(Exercise):
Look below for the line with "Rebuild this chart" and the line with "68.03, 68.15, 68.3, 80.0]"; repeat exactly those two lines and all lines between them, but no pictures.

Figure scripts
[Begin]
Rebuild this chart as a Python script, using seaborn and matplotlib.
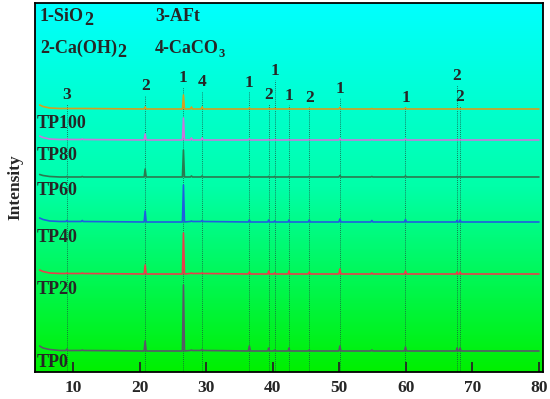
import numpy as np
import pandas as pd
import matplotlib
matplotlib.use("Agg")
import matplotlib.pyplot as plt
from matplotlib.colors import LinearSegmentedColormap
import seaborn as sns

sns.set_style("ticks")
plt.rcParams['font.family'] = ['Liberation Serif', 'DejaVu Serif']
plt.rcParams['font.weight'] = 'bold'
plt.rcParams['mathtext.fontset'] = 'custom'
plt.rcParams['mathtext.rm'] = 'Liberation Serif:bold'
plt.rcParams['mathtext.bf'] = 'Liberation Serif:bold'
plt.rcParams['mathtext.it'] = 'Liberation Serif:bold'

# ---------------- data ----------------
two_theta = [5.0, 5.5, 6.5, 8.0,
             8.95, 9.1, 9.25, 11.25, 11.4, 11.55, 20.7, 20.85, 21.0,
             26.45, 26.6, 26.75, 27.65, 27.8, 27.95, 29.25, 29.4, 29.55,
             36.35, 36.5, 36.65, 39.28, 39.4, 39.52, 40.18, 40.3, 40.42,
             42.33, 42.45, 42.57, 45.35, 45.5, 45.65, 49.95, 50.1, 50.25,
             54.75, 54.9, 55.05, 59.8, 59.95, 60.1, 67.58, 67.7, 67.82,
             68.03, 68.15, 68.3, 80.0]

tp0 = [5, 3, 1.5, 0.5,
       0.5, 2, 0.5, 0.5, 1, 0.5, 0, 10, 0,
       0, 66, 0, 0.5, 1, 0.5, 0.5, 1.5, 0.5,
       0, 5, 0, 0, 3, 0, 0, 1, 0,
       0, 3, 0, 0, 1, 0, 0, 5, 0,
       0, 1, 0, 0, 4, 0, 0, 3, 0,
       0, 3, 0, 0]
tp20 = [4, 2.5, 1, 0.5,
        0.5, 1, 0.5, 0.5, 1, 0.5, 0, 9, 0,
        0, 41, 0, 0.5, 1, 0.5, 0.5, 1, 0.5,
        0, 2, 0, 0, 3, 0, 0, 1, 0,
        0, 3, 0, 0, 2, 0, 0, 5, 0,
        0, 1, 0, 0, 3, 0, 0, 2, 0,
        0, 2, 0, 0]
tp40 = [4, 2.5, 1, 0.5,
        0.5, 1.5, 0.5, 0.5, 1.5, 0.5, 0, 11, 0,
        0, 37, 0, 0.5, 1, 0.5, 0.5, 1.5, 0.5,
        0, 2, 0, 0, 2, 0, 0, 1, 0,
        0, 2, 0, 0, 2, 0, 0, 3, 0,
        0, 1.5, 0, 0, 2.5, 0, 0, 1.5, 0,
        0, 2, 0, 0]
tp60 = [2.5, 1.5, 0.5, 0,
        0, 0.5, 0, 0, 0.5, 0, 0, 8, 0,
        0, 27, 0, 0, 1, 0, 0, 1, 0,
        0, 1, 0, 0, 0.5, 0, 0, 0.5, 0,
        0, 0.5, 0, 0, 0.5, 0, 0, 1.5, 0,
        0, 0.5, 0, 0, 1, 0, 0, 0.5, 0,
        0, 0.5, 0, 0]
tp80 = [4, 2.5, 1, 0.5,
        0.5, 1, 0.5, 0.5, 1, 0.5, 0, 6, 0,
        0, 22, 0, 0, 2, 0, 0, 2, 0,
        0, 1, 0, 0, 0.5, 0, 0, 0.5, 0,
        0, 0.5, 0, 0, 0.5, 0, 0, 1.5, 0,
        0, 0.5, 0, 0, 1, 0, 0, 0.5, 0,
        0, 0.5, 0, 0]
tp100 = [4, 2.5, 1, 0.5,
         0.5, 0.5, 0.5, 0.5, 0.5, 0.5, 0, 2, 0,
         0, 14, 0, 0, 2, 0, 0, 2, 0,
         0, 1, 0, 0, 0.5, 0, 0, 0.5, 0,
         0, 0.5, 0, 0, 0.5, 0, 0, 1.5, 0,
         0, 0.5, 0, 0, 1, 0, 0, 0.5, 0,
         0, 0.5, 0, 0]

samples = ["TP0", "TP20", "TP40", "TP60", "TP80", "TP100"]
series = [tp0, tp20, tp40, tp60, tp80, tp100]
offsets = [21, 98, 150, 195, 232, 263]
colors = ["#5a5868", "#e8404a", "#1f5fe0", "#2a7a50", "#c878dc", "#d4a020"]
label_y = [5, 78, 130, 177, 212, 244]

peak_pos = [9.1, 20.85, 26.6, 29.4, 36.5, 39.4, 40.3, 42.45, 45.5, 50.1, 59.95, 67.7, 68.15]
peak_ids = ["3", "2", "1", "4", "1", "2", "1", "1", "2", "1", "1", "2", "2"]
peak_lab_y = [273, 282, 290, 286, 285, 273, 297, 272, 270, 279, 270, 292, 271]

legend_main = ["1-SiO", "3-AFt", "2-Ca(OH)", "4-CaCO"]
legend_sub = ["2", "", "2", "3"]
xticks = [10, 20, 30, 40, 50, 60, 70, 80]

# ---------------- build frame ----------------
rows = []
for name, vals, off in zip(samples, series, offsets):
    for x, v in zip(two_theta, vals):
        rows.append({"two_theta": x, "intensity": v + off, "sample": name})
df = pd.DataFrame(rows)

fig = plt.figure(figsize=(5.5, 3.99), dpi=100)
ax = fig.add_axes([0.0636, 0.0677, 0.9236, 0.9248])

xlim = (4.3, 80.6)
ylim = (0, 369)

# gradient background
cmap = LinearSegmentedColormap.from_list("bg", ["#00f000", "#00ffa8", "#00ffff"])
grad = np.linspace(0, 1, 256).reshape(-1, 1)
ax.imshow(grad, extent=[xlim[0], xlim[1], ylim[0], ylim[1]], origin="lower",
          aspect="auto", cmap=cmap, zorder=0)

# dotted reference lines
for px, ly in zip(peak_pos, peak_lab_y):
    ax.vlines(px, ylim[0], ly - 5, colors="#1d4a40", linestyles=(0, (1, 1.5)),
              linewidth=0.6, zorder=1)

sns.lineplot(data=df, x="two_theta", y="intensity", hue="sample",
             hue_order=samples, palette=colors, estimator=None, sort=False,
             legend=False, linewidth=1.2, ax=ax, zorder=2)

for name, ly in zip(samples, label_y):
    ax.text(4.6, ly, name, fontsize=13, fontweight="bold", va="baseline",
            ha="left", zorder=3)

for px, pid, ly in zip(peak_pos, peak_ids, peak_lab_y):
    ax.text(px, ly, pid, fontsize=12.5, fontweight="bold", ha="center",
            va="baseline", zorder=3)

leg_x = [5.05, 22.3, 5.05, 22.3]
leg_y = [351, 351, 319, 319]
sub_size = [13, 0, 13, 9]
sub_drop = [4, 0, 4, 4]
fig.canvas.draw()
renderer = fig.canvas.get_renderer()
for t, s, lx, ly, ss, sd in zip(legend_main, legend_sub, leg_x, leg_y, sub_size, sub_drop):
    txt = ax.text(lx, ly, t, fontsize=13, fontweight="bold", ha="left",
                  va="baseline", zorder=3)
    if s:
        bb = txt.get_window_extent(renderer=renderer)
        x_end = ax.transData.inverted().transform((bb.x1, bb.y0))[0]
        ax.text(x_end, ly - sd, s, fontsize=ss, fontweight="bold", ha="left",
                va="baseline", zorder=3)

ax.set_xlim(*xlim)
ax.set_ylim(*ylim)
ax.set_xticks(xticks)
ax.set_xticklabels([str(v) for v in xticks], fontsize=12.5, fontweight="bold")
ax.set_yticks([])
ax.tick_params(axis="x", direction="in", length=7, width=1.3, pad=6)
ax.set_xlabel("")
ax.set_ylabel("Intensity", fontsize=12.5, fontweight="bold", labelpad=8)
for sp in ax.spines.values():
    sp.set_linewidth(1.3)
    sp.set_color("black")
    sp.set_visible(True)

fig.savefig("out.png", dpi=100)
[End]
[Begin]
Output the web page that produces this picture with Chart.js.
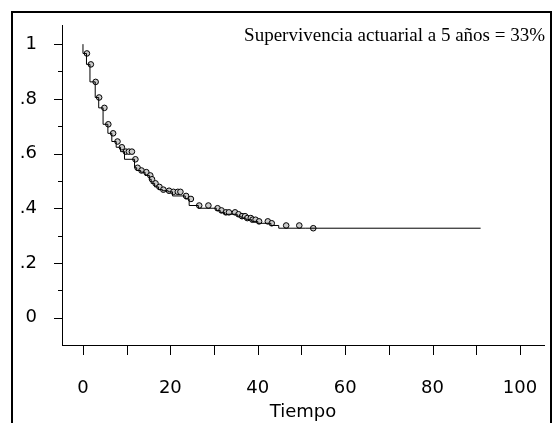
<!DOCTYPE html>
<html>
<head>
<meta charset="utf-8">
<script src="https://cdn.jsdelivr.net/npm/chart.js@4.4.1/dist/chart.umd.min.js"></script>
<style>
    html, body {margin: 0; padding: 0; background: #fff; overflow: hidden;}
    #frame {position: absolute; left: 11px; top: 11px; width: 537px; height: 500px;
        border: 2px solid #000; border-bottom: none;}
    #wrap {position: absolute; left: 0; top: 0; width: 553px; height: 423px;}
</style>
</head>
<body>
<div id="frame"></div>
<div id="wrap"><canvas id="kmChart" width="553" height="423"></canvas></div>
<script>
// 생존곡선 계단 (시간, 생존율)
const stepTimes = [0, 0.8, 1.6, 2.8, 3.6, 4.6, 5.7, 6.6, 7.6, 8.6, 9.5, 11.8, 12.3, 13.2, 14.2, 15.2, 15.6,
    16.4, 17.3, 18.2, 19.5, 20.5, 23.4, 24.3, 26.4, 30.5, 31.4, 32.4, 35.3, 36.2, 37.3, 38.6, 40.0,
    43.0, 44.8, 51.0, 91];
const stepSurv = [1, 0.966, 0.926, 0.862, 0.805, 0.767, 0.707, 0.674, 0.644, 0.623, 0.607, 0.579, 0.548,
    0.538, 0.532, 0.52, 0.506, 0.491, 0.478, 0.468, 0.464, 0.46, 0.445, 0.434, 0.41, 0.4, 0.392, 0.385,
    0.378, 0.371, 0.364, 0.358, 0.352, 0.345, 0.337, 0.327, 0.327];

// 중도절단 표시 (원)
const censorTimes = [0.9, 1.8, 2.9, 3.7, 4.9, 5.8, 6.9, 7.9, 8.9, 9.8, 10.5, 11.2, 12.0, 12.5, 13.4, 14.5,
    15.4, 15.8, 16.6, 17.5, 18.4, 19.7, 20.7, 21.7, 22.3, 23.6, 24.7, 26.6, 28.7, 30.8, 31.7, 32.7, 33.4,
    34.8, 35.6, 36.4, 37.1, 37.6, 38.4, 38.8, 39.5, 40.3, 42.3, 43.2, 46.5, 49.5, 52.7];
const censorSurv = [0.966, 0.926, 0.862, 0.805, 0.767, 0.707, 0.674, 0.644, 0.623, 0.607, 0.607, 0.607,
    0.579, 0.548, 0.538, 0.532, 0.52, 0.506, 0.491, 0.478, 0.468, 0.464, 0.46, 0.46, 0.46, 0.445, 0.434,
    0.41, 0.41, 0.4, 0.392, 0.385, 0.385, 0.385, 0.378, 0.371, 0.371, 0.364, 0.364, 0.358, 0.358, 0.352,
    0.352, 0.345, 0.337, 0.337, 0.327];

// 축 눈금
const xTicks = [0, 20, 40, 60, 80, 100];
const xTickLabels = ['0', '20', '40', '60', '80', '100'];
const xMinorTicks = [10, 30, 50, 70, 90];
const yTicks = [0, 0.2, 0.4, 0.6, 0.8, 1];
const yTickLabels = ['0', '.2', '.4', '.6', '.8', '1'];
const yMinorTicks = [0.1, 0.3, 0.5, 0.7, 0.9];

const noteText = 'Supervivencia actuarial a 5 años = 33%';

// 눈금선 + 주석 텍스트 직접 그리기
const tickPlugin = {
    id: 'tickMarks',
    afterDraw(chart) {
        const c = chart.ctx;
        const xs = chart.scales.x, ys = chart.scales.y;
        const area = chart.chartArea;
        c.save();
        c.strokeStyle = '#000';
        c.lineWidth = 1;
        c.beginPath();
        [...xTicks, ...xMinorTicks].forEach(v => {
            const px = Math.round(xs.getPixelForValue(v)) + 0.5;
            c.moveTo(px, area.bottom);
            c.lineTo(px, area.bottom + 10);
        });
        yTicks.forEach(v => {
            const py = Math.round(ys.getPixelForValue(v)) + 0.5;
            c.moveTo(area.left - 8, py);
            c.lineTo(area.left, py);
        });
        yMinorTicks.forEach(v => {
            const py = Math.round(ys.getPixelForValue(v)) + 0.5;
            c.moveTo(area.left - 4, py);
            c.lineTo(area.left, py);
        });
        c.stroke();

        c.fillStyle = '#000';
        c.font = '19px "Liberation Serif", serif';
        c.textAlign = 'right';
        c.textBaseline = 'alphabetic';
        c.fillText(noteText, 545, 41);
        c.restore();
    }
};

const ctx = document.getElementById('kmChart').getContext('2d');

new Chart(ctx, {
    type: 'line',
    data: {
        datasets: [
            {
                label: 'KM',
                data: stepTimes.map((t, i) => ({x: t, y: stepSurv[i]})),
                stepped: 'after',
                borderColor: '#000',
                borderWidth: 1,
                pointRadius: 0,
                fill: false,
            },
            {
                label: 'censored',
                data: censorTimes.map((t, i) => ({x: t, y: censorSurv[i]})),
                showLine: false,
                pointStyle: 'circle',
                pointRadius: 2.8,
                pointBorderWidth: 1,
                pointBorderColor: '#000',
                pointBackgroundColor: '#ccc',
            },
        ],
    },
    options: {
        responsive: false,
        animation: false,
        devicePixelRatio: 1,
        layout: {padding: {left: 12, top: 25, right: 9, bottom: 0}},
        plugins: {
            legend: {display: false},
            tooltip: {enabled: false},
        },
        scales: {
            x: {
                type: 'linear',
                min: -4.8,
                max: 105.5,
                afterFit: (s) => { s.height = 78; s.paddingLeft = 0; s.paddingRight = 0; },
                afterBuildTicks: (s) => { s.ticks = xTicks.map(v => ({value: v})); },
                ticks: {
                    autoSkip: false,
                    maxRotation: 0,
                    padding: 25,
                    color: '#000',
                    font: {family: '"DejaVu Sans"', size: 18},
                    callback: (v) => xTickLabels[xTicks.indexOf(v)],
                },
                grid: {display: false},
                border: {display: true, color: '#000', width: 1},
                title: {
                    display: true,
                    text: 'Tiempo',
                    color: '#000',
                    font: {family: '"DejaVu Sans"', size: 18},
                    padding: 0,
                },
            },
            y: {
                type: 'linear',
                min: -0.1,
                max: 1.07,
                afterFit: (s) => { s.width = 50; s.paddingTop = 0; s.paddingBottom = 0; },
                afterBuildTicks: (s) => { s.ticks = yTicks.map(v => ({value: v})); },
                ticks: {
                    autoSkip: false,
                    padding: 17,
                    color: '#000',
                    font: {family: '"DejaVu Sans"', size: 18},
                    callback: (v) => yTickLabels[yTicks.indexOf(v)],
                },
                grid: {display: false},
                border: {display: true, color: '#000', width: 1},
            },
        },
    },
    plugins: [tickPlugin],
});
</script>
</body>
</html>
[End]
(In response):
Rebuild this chart as a Python script, using seaborn and matplotlib.
import numpy as np
import pandas as pd
import matplotlib
matplotlib.use("Agg")
import matplotlib.pyplot as plt
from matplotlib.colors import LinearSegmentedColormap
import seaborn as sns

sns.set_style("ticks")
plt.rcParams['font.family'] = ['Liberation Serif', 'DejaVu Serif']
plt.rcParams['font.weight'] = 'bold'
plt.rcParams['mathtext.fontset'] = 'custom'
plt.rcParams['mathtext.rm'] = 'Liberation Serif:bold'
plt.rcParams['mathtext.bf'] = 'Liberation Serif:bold'
plt.rcParams['mathtext.it'] = 'Liberation Serif:bold'

# ---------------- data ----------------
two_theta = [5.0, 5.5, 6.5, 8.0,
             8.95, 9.1, 9.25, 11.25, 11.4, 11.55, 20.7, 20.85, 21.0,
             26.45, 26.6, 26.75, 27.65, 27.8, 27.95, 29.25, 29.4, 29.55,
             36.35, 36.5, 36.65, 39.28, 39.4, 39.52, 40.18, 40.3, 40.42,
             42.33, 42.45, 42.57, 45.35, 45.5, 45.65, 49.95, 50.1, 50.25,
             54.75, 54.9, 55.05, 59.8, 59.95, 60.1, 67.58, 67.7, 67.82,
             68.03, 68.15, 68.3, 80.0]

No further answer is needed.